Goal: Pictures stay out of the copy; set down each line of the listing below exactly.

-- BEGIN --

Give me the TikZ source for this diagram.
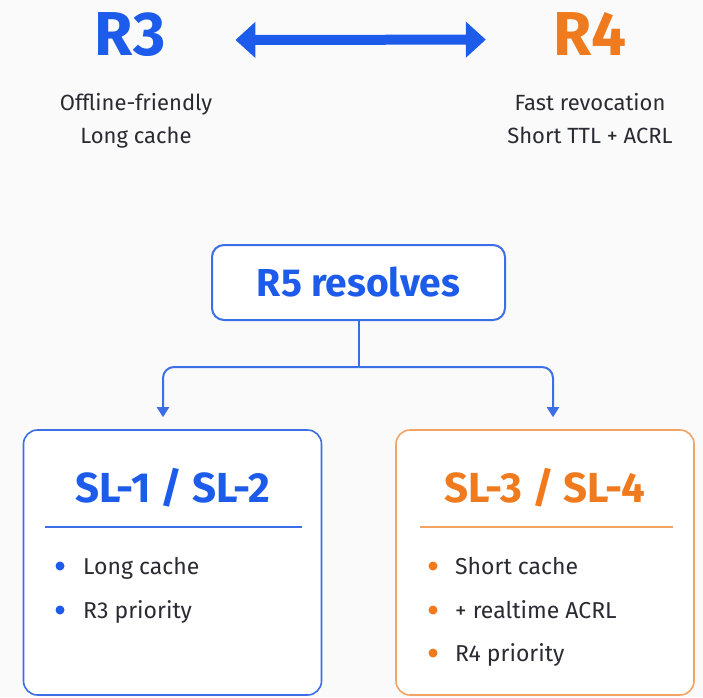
\documentclass[tikz,border=0pt]{standalone}
\usepackage{fontspec}
\setmainfont{Fira Sans}
\usetikzlibrary{arrows.meta}

\definecolor{accblue}{HTML}{1D5BEA}
\definecolor{accorange}{HTML}{F07A1E}
\definecolor{linkblue}{HTML}{3C6FE6}
\definecolor{boxorange}{HTML}{F2A465}
\definecolor{ink}{HTML}{2A2A32}
\definecolor{paper}{HTML}{FAFAFA}

\tikzset{
  bigtag/.style={font=\fontsize{62}{62}\selectfont\bfseries, inner sep=0pt, anchor=base},
  note/.style={font=\fontsize{22}{26}\selectfont, text=ink, inner sep=0pt, anchor=base},
  paneltitle/.style={font=\fontsize{42}{42}\selectfont\bfseries, inner sep=0pt, anchor=base},
  panel/.style={rounded corners=14pt, line width=1.6pt, fill=white,
    minimum width=298pt, minimum height=265pt, inner sep=0pt},
  item/.style={font=\fontsize{23}{27}\selectfont, text=ink, inner sep=0pt, anchor=base west},
  trunk/.style={draw=linkblue, line width=2pt},
  link/.style={draw=linkblue, line width=2pt, rounded corners=11pt,
    -{Triangle[width=12pt,length=10pt]}},
  sep/.style={line width=1.5pt}
}

\begin{document}
\begin{tikzpicture}[x=1pt,y=-1pt]
\fill[paper] (0,0) rectangle (703,697);
\useasboundingbox (0,0) rectangle (703,697);

% the two competing requirements
\node[bigtag, text=accblue] (r3) at (130,55) {R3};
\node[bigtag, text=accorange] (r4) at (590,55) {R4};
\draw[accblue, line width=10pt,
  {Triangle[width=35pt,length=20pt]}-{Triangle[width=35pt,length=20pt]},
  shorten <=70pt, shorten >=68pt]
  ([yshift=-6pt]r3.east) -- ([yshift=-6pt]r4.west);

\node[note] (r3a) at (136,110) {Offline-friendly};
\node[note] (r3b) at (136,143) {Long cache};
\node[note] (r4a) at (590,110) {Fast revocation};
\node[note] (r4b) at (590,143) {Short TTL + ACRL};

% resolver box
\node[draw=linkblue, line width=2pt, rounded corners=12pt, fill=white,
  minimum width=293pt, minimum height=75pt,
  font=\fontsize{39}{39}\selectfont\bfseries, text=accblue]
  (r5) at (358.5,282.5) {R5 resolves};

% level panels
\node[panel, draw=linkblue] (sl12) at (172.5,562.5) {};
\node[panel, draw=boxorange] (sl34) at (545,562.5) {};

\node[paneltitle, text=accblue] (t12) at (173,502) {SL-1 / SL-2};
\node[paneltitle, text=accorange] (t34) at (545,502) {SL-3 / SL-4};

\draw[sep, draw=linkblue] (45,527) -- (302,527);
\draw[sep, draw=boxorange] (420,527) -- (673,527);

% branching connectors
\coordinate (split) at (358.5,367);
\draw[trunk] (r5.south) -- (split);
\draw[link] (split) -| ([xshift=-9.5pt,yshift=12pt]sl12.north);
\draw[link] (split) -| ([xshift=8pt,yshift=12pt]sl34.north);

% bullet lists
\fill[accblue] (60,566) circle (4.5pt);
\node[item] (b1) at (83,574) {Long cache};
\fill[accblue] (60,610) circle (4.5pt);
\node[item] (b2) at (83,618) {R3 priority};

\fill[accorange] (433,566) circle (4.5pt);
\node[item] (c1) at (455,574) {Short cache};
\fill[accorange] (433,610) circle (4.5pt);
\node[item] (c2) at (455,618) {+ realtime ACRL};
\fill[accorange] (433,653) circle (4.5pt);
\node[item] (c3) at (455,661) {R4 priority};
\end{tikzpicture}
\end{document}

-- END --

Task output:
Give me the TikZ source for this diagram.
\documentclass[tikz,border=0pt]{standalone}
\usepackage{fontspec}
\setmainfont{Fira Sans}
\usetikzlibrary{arrows.meta}

\definecolor{accblue}{HTML}{1D5BEA}
\definecolor{accorange}{HTML}{F07A1E}
\definecolor{linkblue}{HTML}{3C6FE6}
\definecolor{boxorange}{HTML}{F2A465}
\definecolor{ink}{HTML}{2A2A32}
\definecolor{paper}{HTML}{FAFAFA}

\tikzset{
  bigtag/.style={font=\fontsize{62}{62}\selectfont\bfseries, inner sep=0pt, anchor=base},
  note/.style={font=\fontsize{22}{26}\selectfont, text=ink, inner sep=0pt, anchor=base},
  paneltitle/.style={font=\fontsize{42}{42}\selectfont\bfseries, inner sep=0pt, anchor=base},
  panel/.style={rounded corners=14pt, line width=1.6pt, fill=white,
    minimum width=298pt, minimum height=265pt, inner sep=0pt},
  item/.style={font=\fontsize{23}{27}\selectfont, text=ink, inner sep=0pt, anchor=base west},
  trunk/.style={draw=linkblue, line width=2pt},
  link/.style={draw=linkblue, line width=2pt, rounded corners=11pt,
    -{Triangle[width=12pt,length=10pt]}},
  sep/.style={line width=1.5pt}
}

\begin{document}
\begin{tikzpicture}[x=1pt,y=-1pt]
\fill[paper] (0,0) rectangle (703,697);
\useasboundingbox (0,0) rectangle (703,697);

% the two competing requirements
\node[bigtag, text=accblue] (r3) at (130,55) {R3};
\node[bigtag, text=accorange] (r4) at (590,55) {R4};
\draw[accblue, line width=10pt,
  {Triangle[width=35pt,length=20pt]}-{Triangle[width=35pt,length=20pt]},
  shorten <=70pt, shorten >=68pt]
  ([yshift=-6pt]r3.east) -- ([yshift=-6pt]r4.west);

\node[note] (r3a) at (136,110) {Offline-friendly};
\node[note] (r3b) at (136,143) {Long cache};
\node[note] (r4a) at (590,110) {Fast revocation};
\node[note] (r4b) at (590,143) {Short TTL + ACRL};

% resolver box
\node[draw=linkblue, line width=2pt, rounded corners=12pt, fill=white,
  minimum width=293pt, minimum height=75pt,
  font=\fontsize{39}{39}\selectfont\bfseries, text=accblue]
  (r5) at (358.5,282.5) {R5 resolves};

% level panels
\node[panel, draw=linkblue] (sl12) at (172.5,562.5) {};
\node[panel, draw=boxorange] (sl34) at (545,562.5) {};

\node[paneltitle, text=accblue] (t12) at (173,502) {SL-1 / SL-2};
\node[paneltitle, text=accorange] (t34) at (545,502) {SL-3 / SL-4};

\draw[sep, draw=linkblue] (45,527) -- (302,527);
\draw[sep, draw=boxorange] (420,527) -- (673,527);

% branching connectors
\coordinate (split) at (358.5,367);
\draw[trunk] (r5.south) -- (split);
\draw[link] (split) -| ([xshift=-9.5pt,yshift=12pt]sl12.north);
\draw[link] (split) -| ([xshift=8pt,yshift=12pt]sl34.north);

% bullet lists
\fill[accblue] (60,566) circle (4.5pt);
\node[item] (b1) at (83,574) {Long cache};
\fill[accblue] (60,610) circle (4.5pt);
\node[item] (b2) at (83,618) {R3 priority};

\fill[accorange] (433,566) circle (4.5pt);
\node[item] (c1) at (455,574) {Short cache};
\fill[accorange] (433,610) circle (4.5pt);
\node[item] (c2) at (455,618) {+ realtime ACRL};
\fill[accorange] (433,653) circle (4.5pt);
\node[item] (c3) at (455,661) {R4 priority};
\end{tikzpicture}
\end{document}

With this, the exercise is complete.